My mom was here for a visit all this past week and we had a wonderful time tooling around the city, eating out at some lovely restaurants and just generally enjoying each other’s company. Mom proved invaluable at trivia, answering lanolin and others correctly, though let it be known that she was unable to produce Princess Diana’s maiden name. She fell in love with Game of Thrones, bought two pairs of shoes, and bought us a lovely bouquet of tulips. Mom seemed content to sleep on our ancient couch but was very troubled by our loose toilet seat. I have also been troubled by the loose toilet seat but found it was easier to strategically sit than to try to figure out the best way to go about fixing it. After work on Friday, after mom had left for Whitehorse, I set about tightening the toilet seat bolts.

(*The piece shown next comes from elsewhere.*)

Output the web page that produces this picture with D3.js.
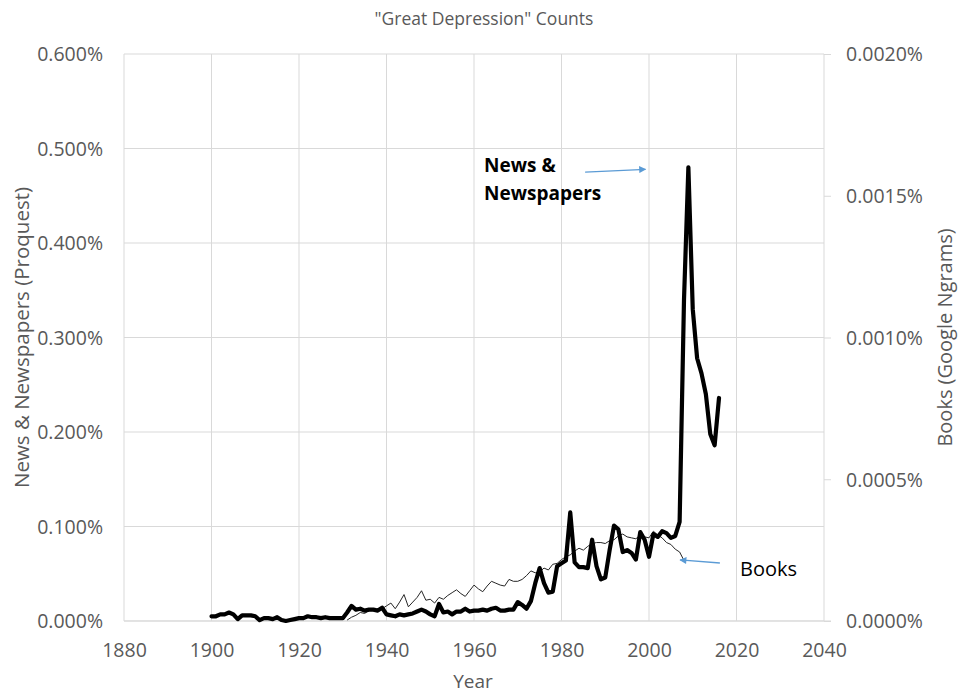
<!DOCTYPE html>
<html>
<head>
<meta charset="utf-8">
<script src="https://cdn.jsdelivr.net/npm/d3@7"></script>
<style>
  html, body { margin: 0; padding: 0; background: #fff; }
  svg { display: block; font-family: "Open Sans", "Noto Sans", sans-serif; }
</style>
</head>
<body>
<svg id="chart" width="959" height="694"></svg>
<script>
// ---- data ----
const newsYears = d3.range(1900, 2017);
const newsValues = [ // % of articles (left axis), 1900..2016
  0.005,0.005,0.007,0.007,0.009,0.007,0.002,0.006,0.006,0.006,
  0.005,0.001,0.003,0.003,0.002,0.004,0.001,0.000,0.001,0.002,
  0.003,0.003,0.005,0.004,0.004,0.003,0.004,0.003,0.003,0.003,
  0.003,0.009,0.016,0.012,0.013,0.011,0.012,0.012,0.011,0.014,
  0.007,0.006,0.005,0.007,0.006,0.007,0.008,0.010,0.012,0.010,
  0.007,0.005,0.018,0.009,0.010,0.007,0.010,0.010,0.013,0.010,
  0.011,0.011,0.012,0.011,0.013,0.014,0.011,0.011,0.012,0.012,
  0.020,0.017,0.013,0.021,0.040,0.056,0.040,0.030,0.031,0.058,
  0.061,0.064,0.115,0.062,0.057,0.057,0.056,0.086,0.058,0.044,
  0.046,0.075,0.101,0.097,0.073,0.075,0.072,0.065,0.094,0.086,
  0.068,0.092,0.089,0.095,0.093,0.088,0.090,0.105,0.340,0.480,
  0.330,0.278,0.262,0.240,0.198,0.186,0.236
];
const bookYears = d3.range(1931, 2009);
const bookValues = [ // % of words (right axis), 1931..2008
  0.0000033,0.0000133,0.0000200,0.0000300,0.0000267,0.0000367,0.0000367,0.0000400,0.0000433,
  0.0000533,0.0000633,0.0000433,0.0000667,0.0000933,0.0000500,0.0000667,0.0000833,0.0001067,0.0000733,
  0.0000767,0.0000633,0.0000833,0.0000767,0.0000900,0.0001000,0.0001100,0.0000967,0.0000867,0.0001067,
  0.0001267,0.0001133,0.0001033,0.0001233,0.0001400,0.0001333,0.0001267,0.0001233,0.0001467,0.0001400,
  0.0001400,0.0001467,0.0001600,0.0001767,0.0001700,0.0001733,0.0001867,0.0001800,0.0002000,0.0002033,
  0.0002167,0.0002267,0.0002333,0.0002467,0.0002567,0.0002500,0.0002633,0.0002733,0.0002767,0.0002767,
  0.0002733,0.0002833,0.0002867,0.0003000,0.0003067,0.0002967,0.0002933,0.0002900,0.0003033,0.0002967,
  0.0002933,0.0003167,0.0003033,0.0002933,0.0002767,0.0002700,0.0002533,0.0002433,0.0002133
];
const xTicks = [1880,1900,1920,1940,1960,1980,2000,2020,2040];
const leftTicks = [0,0.1,0.2,0.3,0.4,0.5,0.6];
const rightTicks = [0,0.0005,0.0010,0.0015,0.0020];
const title = '"Great Depression" Counts';
const xTitle = "Year";
const leftTitle = "News & Newspapers (Proquest)";
const rightTitle = "Books (Google Ngrams)";
const newsLabel = ["News &", "Newspapers"];
const booksLabel = "Books";

// ---- layout ----
const svg = d3.select("#chart");
const L = 124, R = 824, T = 54, B = 621;
const x = d3.scaleLinear().domain([1880, 2040]).range([L, R]);
const yL = d3.scaleLinear().domain([0, 0.6]).range([B, T]);
const yR = d3.scaleLinear().domain([0, 0.002]).range([B, T]);
const grey = "#595959", gridC = "#d9d9d9";

// gridlines
svg.append("g").selectAll("line").data(leftTicks).join("line")
  .attr("x1", L).attr("x2", R)
  .attr("y1", d => yL(d)).attr("y2", d => yL(d))
  .attr("stroke", gridC).attr("stroke-width", 1);
svg.append("g").selectAll("line").data(xTicks).join("line")
  .attr("x1", d => x(d)).attr("x2", d => x(d))
  .attr("y1", T).attr("y2", B)
  .attr("stroke", gridC).attr("stroke-width", 1);

// axes
const fmtL = d => d3.format(".3f")(d) + "%";
const fmtR = d => d3.format(".4f")(d) + "%";
const gx = svg.append("g").attr("transform", `translate(0,${B})`)
  .call(d3.axisBottom(x).tickValues(xTicks).tickFormat(d3.format("d")).tickSize(0).tickPadding(20));
const gl = svg.append("g").attr("transform", `translate(${L},0)`)
  .call(d3.axisLeft(yL).tickValues(leftTicks).tickFormat(fmtL).tickSize(0).tickPadding(21));
const gr = svg.append("g").attr("transform", `translate(${R},0)`)
  .call(d3.axisRight(yR).tickValues(rightTicks).tickFormat(fmtR).tickSize(7).tickPadding(15));
[gx, gl, gr].forEach(g => {
  g.select(".domain").remove();
  g.selectAll("text").attr("fill", grey).style("font-size", "19.5px").style("font-family", '"Open Sans", sans-serif');
  g.selectAll("line").attr("stroke", gridC);
});
gx.selectAll("text").attr("dy", "0.32em").attr("y", 30);
gl.selectAll("text").attr("dy", "0.35em");
gr.selectAll("text").attr("dy", "0.35em");

// bottom axis line
svg.append("line").attr("x1", L).attr("x2", R + 7).attr("y1", B).attr("y2", B)
  .attr("stroke", gridC);

// lines
const newsData = newsYears.map((y, i) => ({ year: y, v: newsValues[i] }));
const bookData = bookYears.map((y, i) => ({ year: y, v: bookValues[i] }));
svg.append("path").datum(bookData)
  .attr("fill", "none").attr("stroke", "#262626").attr("stroke-width", 1)
  .attr("stroke-linejoin", "round")
  .attr("d", d3.line().x(d => x(d.year)).y(d => yR(d.v)));
svg.append("path").datum(newsData)
  .attr("fill", "none").attr("stroke", "#000").attr("stroke-width", 4.2)
  .attr("stroke-linejoin", "round").attr("stroke-linecap", "round")
  .attr("d", d3.line().x(d => x(d.year)).y(d => yL(d.v)));

// titles
svg.append("text").attr("x", 484).attr("y", 25).attr("text-anchor", "middle")
  .attr("fill", grey).style("font-size", "17.5px").text(title);
svg.append("text").attr("x", (L + R) / 2 - 1).attr("y", 688).attr("text-anchor", "middle")
  .attr("fill", grey).style("font-size", "19px").text(xTitle);
svg.append("text").attr("transform", `translate(29,${(T + B) / 2}) rotate(-90)`)
  .attr("text-anchor", "middle").attr("fill", grey).style("font-size", "20.5px").text(leftTitle);
svg.append("text").attr("transform", `translate(952,${(T + B) / 2}) rotate(-90)`)
  .attr("text-anchor", "middle").attr("fill", grey).style("font-size", "20px").text(rightTitle);

// annotations
const blue = "#5B9BD5";
const defs = svg.append("defs");
defs.append("marker").attr("id", "arr").attr("viewBox", "0 0 10 10")
  .attr("refX", 9).attr("refY", 5).attr("markerWidth", 8).attr("markerHeight", 7)
  .attr("orient", "auto-start-reverse").attr("markerUnits", "userSpaceOnUse")
  .append("path").attr("d", "M0,0 L10,5 L0,10 z").attr("fill", blue);
svg.append("line")
  .attr("x1", x(1985.4)).attr("y1", yL(0.475))
  .attr("x2", x(1999.2)).attr("y2", yL(0.478))
  .attr("stroke", blue).attr("stroke-width", 1.3).attr("marker-end", "url(#arr)");
svg.append("line")
  .attr("x1", x(2016.2)).attr("y1", yL(0.0614))
  .attr("x2", x(2007.1)).attr("y2", yL(0.0646))
  .attr("stroke", blue).attr("stroke-width", 1.3).attr("marker-end", "url(#arr)");
const nl = svg.append("text")
  .attr("fill", "#000").style("font-size", "19px").style("font-weight", "bold");
nl.selectAll("tspan").data(newsLabel).join("tspan")
  .attr("x", x(1962.3))
  .attr("y", (d, i) => yL(0.475) + i * 28)
  .text(d => d);
svg.append("text").attr("x", x(2020.8)).attr("y", yL(0.0475))
  .attr("fill", "#000").style("font-size", "20px").text(booksLabel);
</script>
</body>
</html>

It should be known that the toilet is already kind of strange. It is a low-flow toilet that has two buttons, one for the little stuff and one for the big. It is all one piece, the tank is part of the whole. And the frigging seat is a slow-close miracle that is unlike all the diagrams that I have looked at online (yes, I researched proper toilet seat tightening protocol). So, Friday after work I set about tightening the darn seat. I had studied the diagrams and understood the mission. Find the caps near the hinges, pry them off, use my pliers to tighten the bolts, replace the caps, and voila, a sturdy sitting experience. No such luck. I stared at the seat, perplexed by the lack of caps that EVERY toilet seat tutorial made mention of. OK, new strategy, pry the seat off the obviously hidden caps, right? No. Some desperate tugging, prodding, crying, and excessive (or not) hand washing later, I was back at the computer trying to figure out how to solve this mystery. I Googled, “slow close toilet seat fixing no caps” and many variations of that general combination of words but all the tutorials suggested that there should either be caps or an easy-release button somewhere in the general vicinity of the hinges. But our toilet seat is smooth with no visible access points. I squeezed the sides in an attempt to release it, I gently and not-so-gently tugged at it, I peaked into the bowl to see if the bolts were accessible from there, I started to cry. I was so frustrated at the seemingly impossible task of tightening the frigging toilet seat that I sat at my computer, staring at pictures that did not look like my toilet seat, and just cried. Then, an hour or so after starting this ridiculous journey, I marched into the bathroom, slapped my hand on the side of the bowl and felt a frigging bolt. Reaching around the other side I found the matching bolt and realized that I had not looked in the most obvious place, the outside of the bowl. A quick couple of turns on the plastic nuts and the seat was secure. I washed my hands and forearms (I felt too close to the toilet not to) and schlumped on the couch, totally embarrassed that I let a toilet seat bring me to tears.
It’s hard to segue from a toilet story to a recipe, but it must be done.
This salad is pretty amazing. (Smooth transition, right?)
This salad is nicely curried, the cauliflower mimics potatoes, and the crunch from the almonds and celery make for a lovely textural contrast. I came up with this when I wanted to pair something with roast chicken for the summer. I whipped up a batch last week, but it was experimental and I hadn’t thought to take pictures. Both Gen and I LOVED it and I feel pretty confident that this will be a summer staple. It is creamy and crunchy and pairs amazingly with grilled meat. Add some dried cranberries or raisins for some sweetness if you’d like. And don’t skimp on the curry powder.
Curried Cauliflower Salad
- 1 large head of cauliflower, chopped into bite-sized pieces
- 1/2 cup mayo
- 1/2 cup sour cream
- 3 tbsp lemon juice
- 1 tbsp apple cider vinegar
- 3-4 tbsp curry powder
- 1/2 tsp cayenne (**optional)
- 1 tsp cumin
- 1 tsp coarse salt (more to taste)
- 1 tsp black pepper
- 3-4 green onions, chopped
- 1/2 cup sliced almonds
- 3 stalks of celery, chopped
- Steam the cauliflower until just tender, about 8-10 minutes. Check with a fork, they are done when the fork slides in easily. Try not to over cook, unless you want a really soft texture. Remove from heat, drain, and rinse with cold water. Allow to drain in colander while you prepare the dressing.
- In a large bowl whisk together the rest of the ingredients except the onions, almonds, and celery. Taste and adjust for spice and salt.
- Toss the cauliflower in with the dressing. Add the onions, almonds, and celery, toss to combine.
- Serve with grilled meats, or on its own!